Atomisation de l’homme postmoderne
Pour servir la geste progressiste macronienne, deux de ses conseillers avaient écrit en 2019 un manifeste qui, faute de rencontrer son public, demeure un matériau pour comprendre le système de pensée de ceux qui nous dirigent. Amiel et Emelien y affirment: « Les progressistes ne s’adressent plus à des classes sociales mais à des personnes » , ou la volonté farouche de détacher l’individu de toute filiation, de toute appartenance. L’individu progressiste autoengendré doit constamment se réinventer au gré de ses rencontres, de ses doutes, de ses narcissismes. Puisque le « premier principe du progressisme est de maximiser les possibles des individus, présents et futurs » , on comprend que les héritages du passé sont d’une utilité toute relative. Ils assument en effet : « Les traditions n’ont plus de valeur intrinsèque : nous sélectionnons dans le passé ce qui nous convient, et nous inventons ce qui y manque. En un mot, l’individu avait hier des devoirs, il a désormais des droits. »

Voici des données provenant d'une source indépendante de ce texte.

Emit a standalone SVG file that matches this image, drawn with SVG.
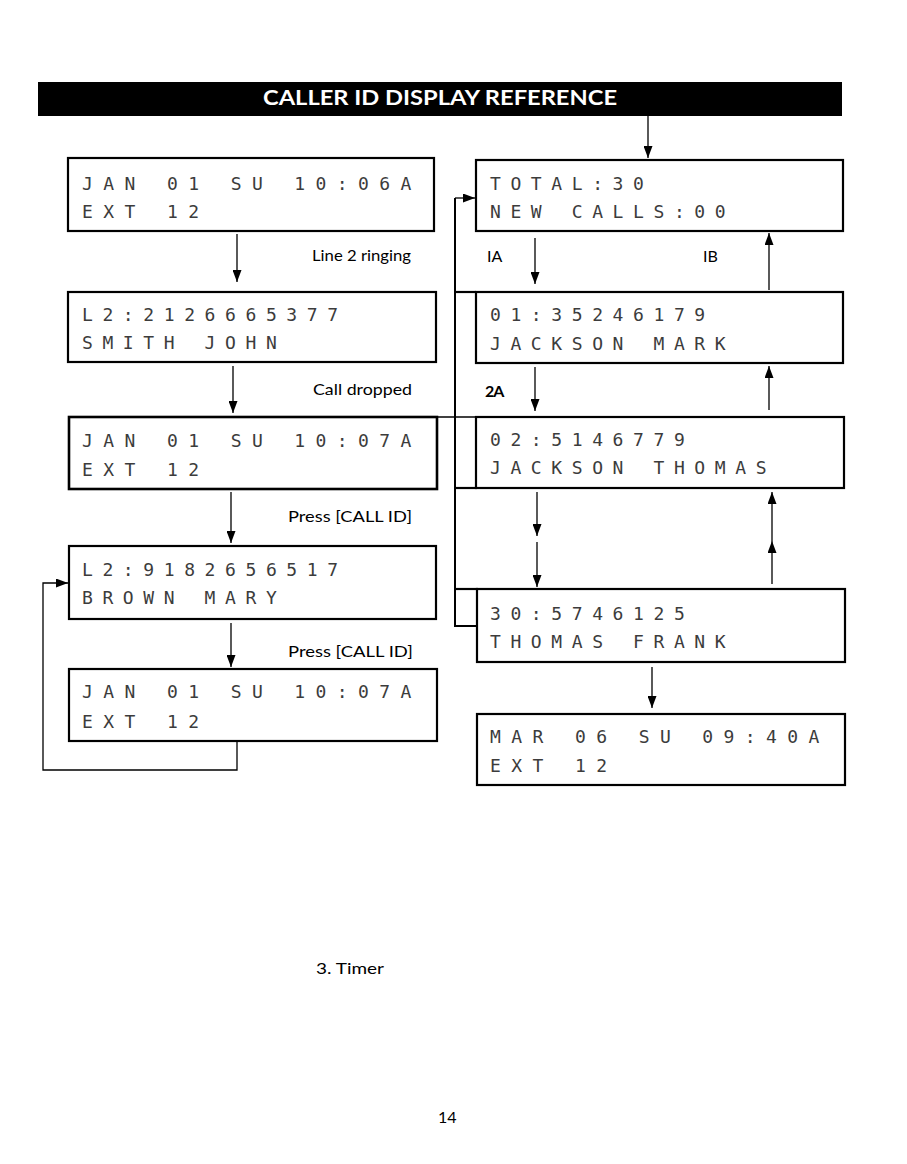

Le sens du devoir qui, tout au long de l’histoire humaine, a bâti, défendu, reconstruit des nations, disparaît sous la plume des ex-conseillers. Toute forme de vulnérabilités humaines est ignorée dans cette vision totalisante de l’individu roi, assoiffé de sa petite liberté, ivre du pouvoir que lui accorde la surenchère législative accordant les “droits à”. L’ homme progressiste consomme sa vie et n’entend pas être frustré dans l’exercice de “son droit”.

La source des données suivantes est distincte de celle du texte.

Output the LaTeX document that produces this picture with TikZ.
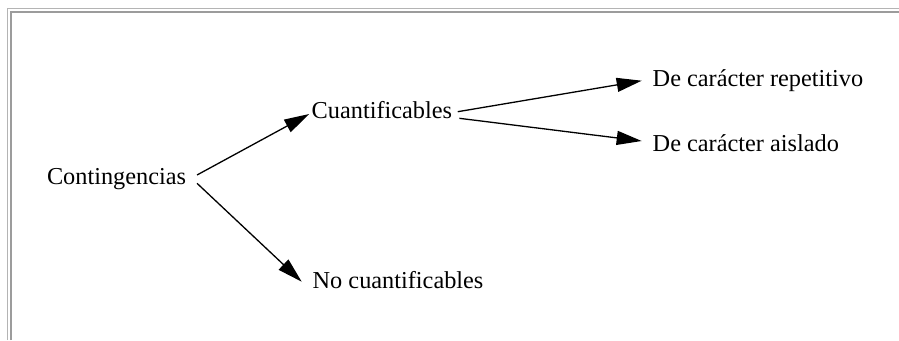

Les progressistes ignorent que la France vient du fond des âges.
Le progressisme serait-il un totalitarisme d’un genre nouveau ? En se disant au service de l’individu libéré des structures traditionnelles qui l’auraient asservi – la nation (petite et grande patrie), la religion, la famille, l’appartenance à un corps de métier -, le progressisme n’a-t-il pas pour projet d’achever l’atomisation de l’homme postmoderne? L’isoler pour mieux l’intégrer au troupeau d’individus où chacun croira à sa singularité car il ne porte pas exactement le même numéro que son voisin. « L’homme d’autrefois ne ressemblait pas à celui d’aujourd’hui – écrivait Bernanos en 1946 -, il n’eût jamais appartenu aux troupeaux que nous voyons s’avancer tristement les uns contre les autres, en masses immenses derrière leurs machines: chacun avec ses consignes, son idéologie, ses slogans, et répétant jusqu’à la fin avec la même résignation imbécile, la même conviction mécanique : “C’est pour mon bien… c’est pour mon bien. ” »
Les progressistes ignorent que la France « vient du fond des âges » comme l’écrivait de Gaulle. Si les moutons se réveillent, que la révolte contre leur condition leur fait retrouver le chemin du collectif, le troupeau entamera sa course ravageuse. Nos bergers progressistes devraient craindre le réveil des moutons.